A morte atinge toda uma vida.
Se morre quem foi sua ex-esposa ou ex-marido, você será também viúvo ou viúva, mesmo que não estivessem juntos há muito tempo.
A nomenclatura tradicional é só chamar de viúvo ou viúva o atual parceiro no momento da partida, o que não é justo.
O fim abole o corpo da cronologia, resgata o espírito das lembranças.
A viuvez não é exclusiva ao estado civil de uma fase da existência, mas envolve as fases e idades pregressas.
Não morre unicamente a versão final da pessoa, acontece a despedida de suas diferentes versões, do passado por completo.
Se houve cinco casamentos, haverá cinco viúvos ou viúvas. E nenhum é mais ou menos legítimo do que o outro. Nenhum é mais ou menos valioso do que o outro. As lágrimas não têm hierarquia.
Não importam a separação, as brigas, as desavenças, o papel do divórcio diante do bem inviolável da cumplicidade.
É um choque receber a notícia de adeus de um antigo amor.
Você desmoronará em segundos. Arcará com uma tremedeira das mãos, um baque, um desconforto, um desespero, como se tivesse dormido ao lado daquela companhia no dia. Como se tivesse tomado o café da manhã com ela. Como se tivesse recém tocado em seu rosto ausente.
Perderá o ar, o chão, as palavras.
Maior do que a intimidade da paixão que já existiu na convivência é a intimidade da dor que agora bate a sua porta. Para a dor, não existe ontem.
Demorará para a notícia soar convincente. Você não achará possível, acreditará que é uma mentira.
Vai doer o futuro abreviado, o que o ente querido não teve chance de viver.
Este é o mais decisivo ponto de virada emocional: você deixa de ser egoísta, de pensar em si. Não é um arrependimento pelo término da relação, mas um pesar generoso pelo término de uma vida.
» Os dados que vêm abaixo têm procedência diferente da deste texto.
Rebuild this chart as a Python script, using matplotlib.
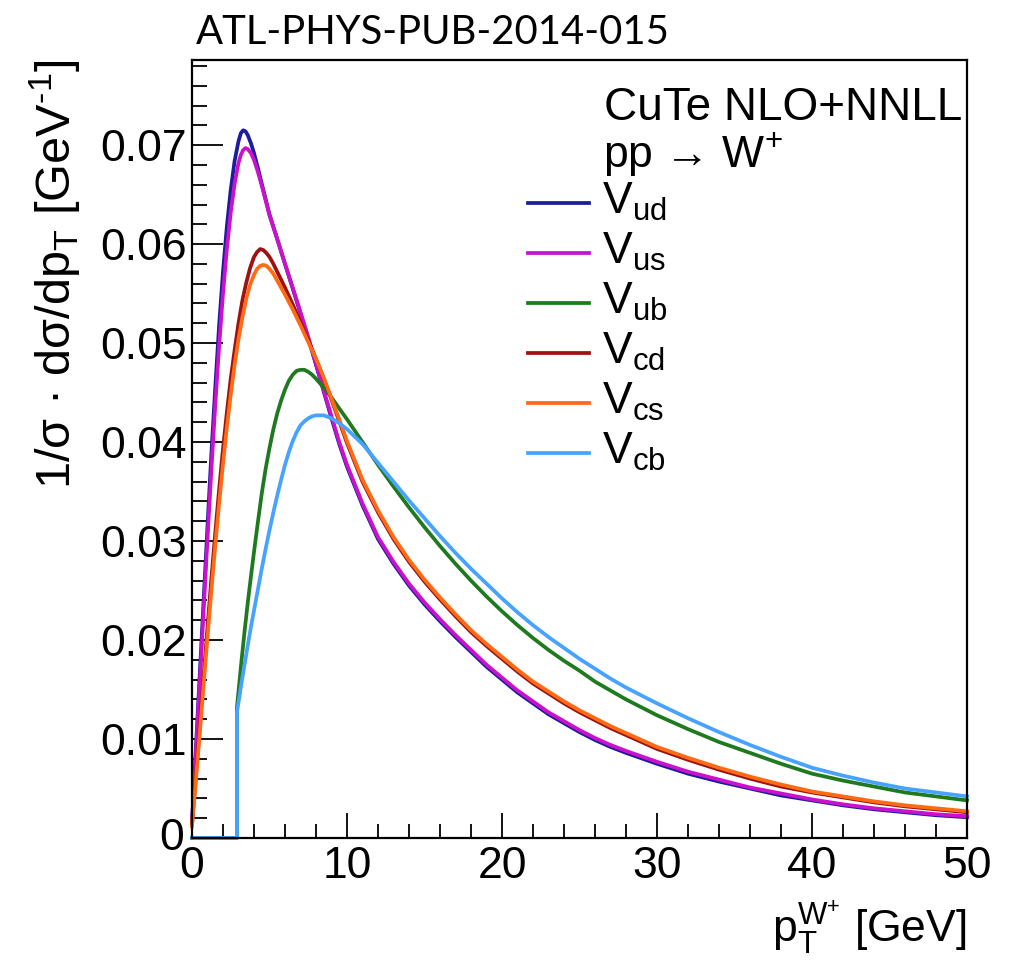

Não significa que continua amando o ex, que reprimiu o seu querer por longo período, significa que reconhece o quanto ele se mostrou decisivo em sua evolução.
O sofrimento do luto será igual dentro ou fora do casamento. As memórias mais remotas voltarão à tona: as gargalhadas, as canções, as viagens, as festas, a amizade.
Tudo o que foi ruim desaparecerá, restando apenas a gratidão. Sentirá uma estranha e extraordinária comoção pela história em comum.
Você se perceberá como uma peça de um desafiador puzzle. E qualquer peça é importante.
Até porque, na hora de montar o quebra-cabeça, aconselha-se começar pelas bordas.
Você é uma das pontas da imagem, fez parte de um sonho. Não se encontra no centro dos acontecimentos, na cabeceira do velório, segurando a alça do caixão, não se vê como protagonista da perda, mas está ali, presente no início difícil, nas primeiras descobertas da silhueta, na composição das cores e de padrões, possibilitando o encaixe do conjunto e a formação da saudade.